* _Your objective_
Each line in the entries below that holds the string "page" is to be listed.

# Start of Data in this exercise

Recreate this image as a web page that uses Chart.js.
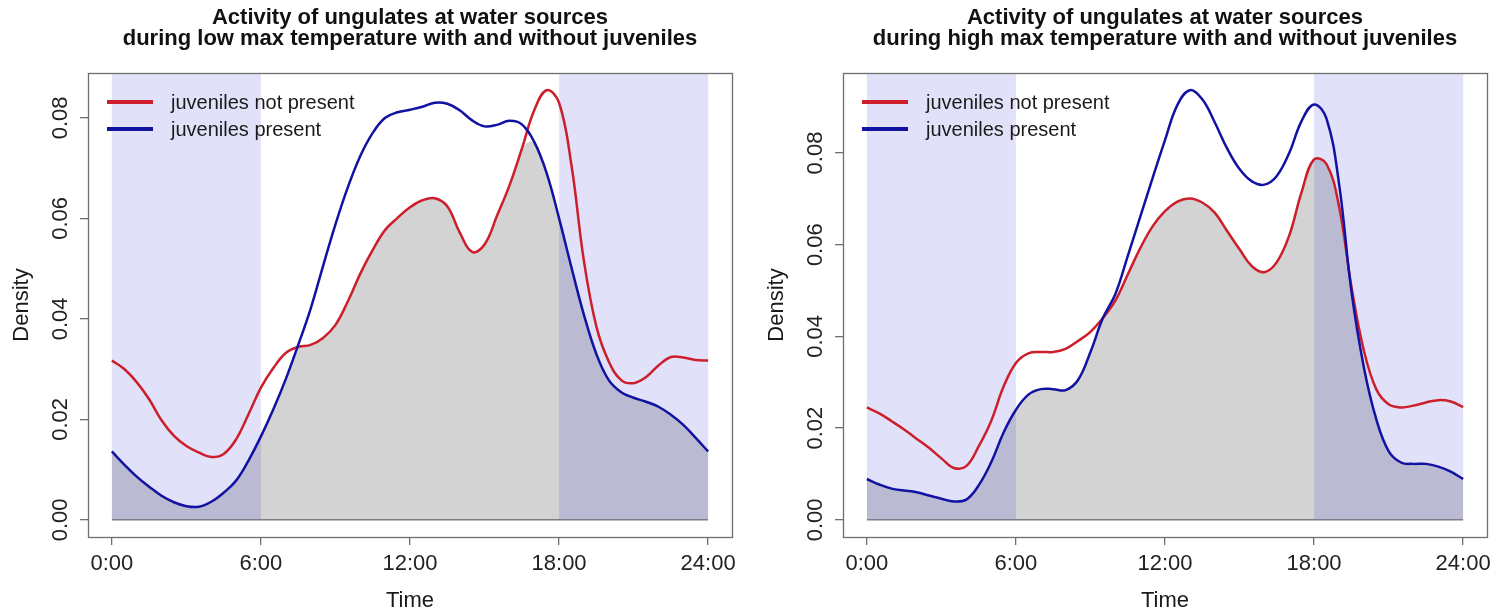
<!DOCTYPE html>
<html>
<head>
<meta charset="utf-8">
<script src="https://cdn.jsdelivr.net/npm/chart.js@4.4.1/dist/chart.umd.min.js"></script>
<style>
  html, body { margin: 0; padding: 0; background: #ffffff; }
  #wrap { position: relative; width: 1509px; height: 615px; overflow: hidden; }
  .panel { position: absolute; top: 0; height: 615px; }
</style>
</head>
<body>
<div id="wrap">
  <div class="panel" style="left:0;width:755px"><canvas id="lowTemp" width="755" height="615"></canvas></div>
  <div class="panel" style="left:755px;width:754px"><canvas id="highTemp" width="754" height="615"></canvas></div>
</div>
<script>
// Time of day (hours) at which the kernel densities are evaluated
const HOURS = [0, 0.5, 1, 1.5, 2, 2.5, 3, 3.5, 4, 4.5,
               5, 5.5, 6, 6.5, 7, 7.5, 8, 8.5, 9, 9.5,
               10, 10.5, 11, 11.5, 12, 12.5, 13, 13.5, 14, 14.5,
               15, 15.5, 16, 16.5, 17, 17.5, 18, 18.5, 19, 19.5,
               20, 20.5, 21, 21.5, 22, 22.5, 23, 23.5, 24];

// Low max temperature
const LOW_NO_JUV = [0.0317, 0.0300, 0.0274, 0.0240, 0.0198, 0.0167, 0.0147, 0.0134, 0.0125, 0.0131,
                    0.0160, 0.0210, 0.0263, 0.0302, 0.0332, 0.0344, 0.0348, 0.0362, 0.0388, 0.0435,
                    0.0490, 0.0537, 0.0577, 0.0601, 0.0622, 0.0636, 0.0640, 0.0624, 0.0572, 0.0533,
                    0.0548, 0.0605, 0.0665, 0.0738, 0.0815, 0.0855, 0.0830, 0.0705, 0.0515, 0.0385,
                    0.0315, 0.0278, 0.0272, 0.0284, 0.0307, 0.0324, 0.0323, 0.0318, 0.0317];
const LOW_JUV    = [0.0136, 0.0110, 0.0086, 0.0066, 0.0048, 0.0035, 0.0027, 0.0026, 0.0036, 0.0054,
                    0.0078, 0.0118, 0.0166, 0.0220, 0.0280, 0.0348, 0.0420, 0.0505, 0.0588, 0.0662,
                    0.0724, 0.0770, 0.0800, 0.0811, 0.0816, 0.0822, 0.0830, 0.0828, 0.0815, 0.0795,
                    0.0783, 0.0786, 0.0794, 0.0787, 0.0752, 0.0690, 0.0600, 0.0502, 0.0408, 0.0330,
                    0.0278, 0.0254, 0.0243, 0.0235, 0.0225, 0.0209, 0.0189, 0.0163, 0.0136];

// High max temperature
const HIGH_NO_JUV = [0.0245, 0.0232, 0.0215, 0.0197, 0.0177, 0.0157, 0.0134, 0.0113, 0.0117, 0.0160,
                     0.0215, 0.0290, 0.0342, 0.0363, 0.0366, 0.0366, 0.0373, 0.0390, 0.0410, 0.0440,
                     0.0478, 0.0535, 0.0592, 0.0640, 0.0673, 0.0694, 0.0701, 0.0692, 0.0670, 0.0630,
                     0.0590, 0.0553, 0.0540, 0.0562, 0.0620, 0.0715, 0.0786, 0.0776, 0.0685, 0.0510,
                     0.0370, 0.0285, 0.0252, 0.0245, 0.0249, 0.0256, 0.0261, 0.0258, 0.0246];
const HIGH_JUV    = [0.0089, 0.0077, 0.0068, 0.0064, 0.0060, 0.0053, 0.0046, 0.0040, 0.0044, 0.0075,
                     0.0125, 0.0190, 0.0240, 0.0273, 0.0285, 0.0285, 0.0283, 0.0305, 0.0366, 0.0440,
                     0.0492, 0.0575, 0.0660, 0.0745, 0.0828, 0.0905, 0.0937, 0.0917, 0.0867, 0.0810,
                     0.0765, 0.0738, 0.0731, 0.0750, 0.0800, 0.0870, 0.0906, 0.0875, 0.0735, 0.0500,
                     0.0334, 0.0220, 0.0150, 0.0125, 0.0122, 0.0122, 0.0116, 0.0105, 0.0089];

const X_TICKS = [0, 6, 12, 18, 24];
const X_TICK_LABELS = ['0:00', '6:00', '12:00', '18:00', '24:00'];
const Y_TICKS = [0, 0.02, 0.04, 0.06, 0.08];
const Y_TICK_LABELS = ['0.00', '0.02', '0.04', '0.06', '0.08'];
const NIGHT = [[0, 6], [18, 24]];
const SERIES_NAMES = ['juveniles not present', 'juveniles present'];
const TITLE_LOW = ['Activity of ungulates at water sources', 'during low max temperature with and without juveniles'];
const TITLE_HIGH = ['Activity of ungulates at water sources', 'during high max temperature with and without juveniles'];

const FONT = "'Liberation Sans', Arial, Helvetica, sans-serif";
const RED = '#cc1f2b';
const BLUE = '#1212a2';
const AXIS_GREY = '#6e6e6e';
const TEXT = '#1a1a1a';

Chart.defaults.font.family = FONT;
Chart.defaults.color = TEXT;

// Night periods shaded over the overlap area, under the density curves
const nightShade = {
  id: 'nightShade',
  afterDatasetDraw(chart, args) {
    if (!chart.data.datasets[args.index].overlapArea) return;
    const { ctx, chartArea, scales: { x, y } } = chart;
    const yZero = y.getPixelForValue(0);
    ctx.save();
    ctx.fillStyle = 'rgba(0, 0, 212, 0.118)';
    NIGHT.forEach(([a, b]) => {
      const x0 = x.getPixelForValue(a);
      const x1 = x.getPixelForValue(b);
      ctx.fillRect(x0, chartArea.top, x1 - x0, yZero - chartArea.top);
    });
    ctx.restore();
  }
};

// Frame around the plotting region
const frame = {
  id: 'frame',
  afterDraw(chart) {
    const { ctx, chartArea: a } = chart;
    ctx.save();
    ctx.strokeStyle = AXIS_GREY;
    ctx.lineWidth = 1.3;
    ctx.strokeRect(Math.round(a.left) + 0.5, Math.round(a.top) + 0.5,
                   Math.round(a.right - a.left), Math.round(a.bottom - a.top));
    ctx.restore();
  }
};

// Line legend in the top-left corner of the plotting region
const lineLegend = {
  id: 'lineLegend',
  afterDraw(chart) {
    const { ctx, chartArea: a } = chart;
    const items = [{ name: SERIES_NAMES[0], color: RED }, { name: SERIES_NAMES[1], color: BLUE }];
    ctx.save();
    ctx.font = '20px ' + FONT;
    ctx.textBaseline = 'middle';
    ctx.textAlign = 'left';
    items.forEach((it, i) => {
      const yy = a.top + 29 + i * 27;
      ctx.strokeStyle = it.color;
      ctx.lineWidth = 4;
      ctx.beginPath();
      ctx.moveTo(a.left + 19, yy);
      ctx.lineTo(a.left + 65, yy);
      ctx.stroke();
      ctx.fillStyle = TEXT;
      ctx.fillText(it.name, a.left + 83, yy + 1);
    });
    ctx.restore();
  }
};

function makePanel(canvasId, titleLines, notPresent, present, padRight) {
  const overlap = notPresent.map((v, i) => Math.min(v, present[i]));
  const peak = Math.max(...notPresent, ...present);
  const yPad = peak * 0.04;
  const first = HOURS[0];
  const last = HOURS[HOURS.length - 1];
  const xPad = (last - first) * 0.04;
  const pts = arr => HOURS.map((h, i) => ({ x: h, y: arr[i] }));

  const tickGrid = {
    drawOnChartArea: false,
    drawTicks: true,
    tickLength: 8,
    color: AXIS_GREY,
    lineWidth: 1.3
  };

  return new Chart(document.getElementById(canvasId), {
    type: 'line',
    data: {
      datasets: [
        { label: SERIES_NAMES[1], data: pts(present), borderColor: BLUE, borderWidth: 2.5,
          pointRadius: 0, tension: 0.4, fill: false, order: 1 },
        { label: SERIES_NAMES[0], data: pts(notPresent), borderColor: RED, borderWidth: 2.5,
          pointRadius: 0, tension: 0.4, fill: false, order: 2 },
        { label: 'zero', data: [{ x: first, y: 0 }, { x: last, y: 0 }], borderColor: '#7c7c86',
          borderWidth: 1.5, pointRadius: 0, fill: false, order: 3 },
        { label: 'overlap', data: pts(overlap), borderColor: 'rgba(0,0,0,0)', borderWidth: 0,
          backgroundColor: '#d3d3d3', pointRadius: 0, tension: 0.4,
          fill: 'origin', order: 4, overlapArea: true }
      ]
    },
    options: {
      responsive: false,
      devicePixelRatio: 1,
      animation: false,
      events: [],
      layout: { padding: { left: 0, right: padRight, top: 0, bottom: 0 } },
      scales: {
        x: {
          type: 'linear',
          min: first - xPad,
          max: last + xPad,
          afterBuildTicks: s => { s.ticks = X_TICKS.map(v => ({ value: v })); },
          afterFit: s => { s.height = 78; },
          ticks: {
            autoSkip: false, maxRotation: 0, minRotation: 0, padding: 6,
            color: '#222', font: { size: 22 },
            callback: (v, i) => X_TICK_LABELS[i]
          },
          grid: tickGrid,
          border: { display: false },
          title: { display: true, text: 'Time', color: TEXT, font: { size: 22 },
                   padding: { top: 0, bottom: 1 } }
        },
        y: {
          type: 'linear',
          min: -yPad,
          max: peak + yPad,
          afterBuildTicks: s => { s.ticks = Y_TICKS.map(v => ({ value: v })); },
          afterFit: s => { s.width = 88; },
          ticks: {
            minRotation: 90, maxRotation: 90, crossAlign: 'center', padding: -2,
            color: '#222', font: { size: 22 },
            callback: (v, i) => Y_TICK_LABELS[i]
          },
          grid: tickGrid,
          border: { display: false },
          title: { display: true, text: 'Density', color: TEXT, font: { size: 22 },
                   padding: { top: 9, bottom: 0 } }
        }
      },
      plugins: {
        legend: { display: false },
        tooltip: { enabled: false },
        title: {
          display: true,
          fullSize: false,
          text: titleLines,
          color: '#111111',
          font: { size: 22, weight: 'bold', lineHeight: 0.95 },
          padding: { top: 7.5, bottom: 23.7 }
        }
      }
    },
    plugins: [nightShade, frame, lineLegend]
  });
}

makePanel('lowTemp', TITLE_LOW, LOW_NO_JUV, LOW_JUV, 23);
makePanel('highTemp', TITLE_HIGH, HIGH_NO_JUV, HIGH_JUV, 22);
</script>
</body>
</html>
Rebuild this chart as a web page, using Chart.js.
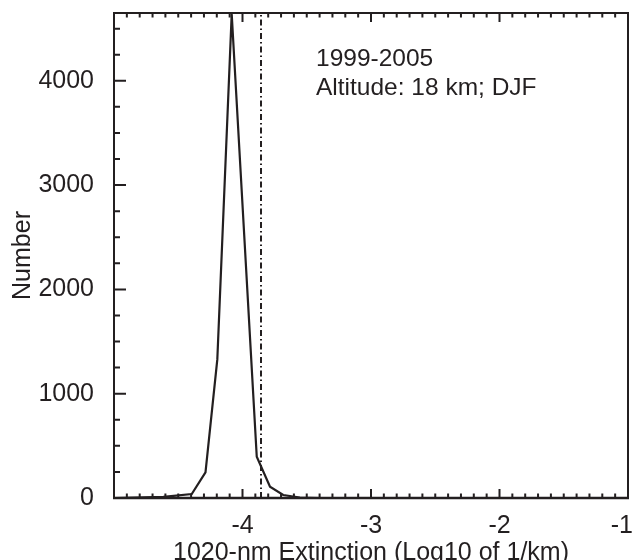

# End of Data in this exercise

* _Solution_
Recreate this image as a web page that uses Chart.js.
Rebuild this chart as a web page, using Chart.js.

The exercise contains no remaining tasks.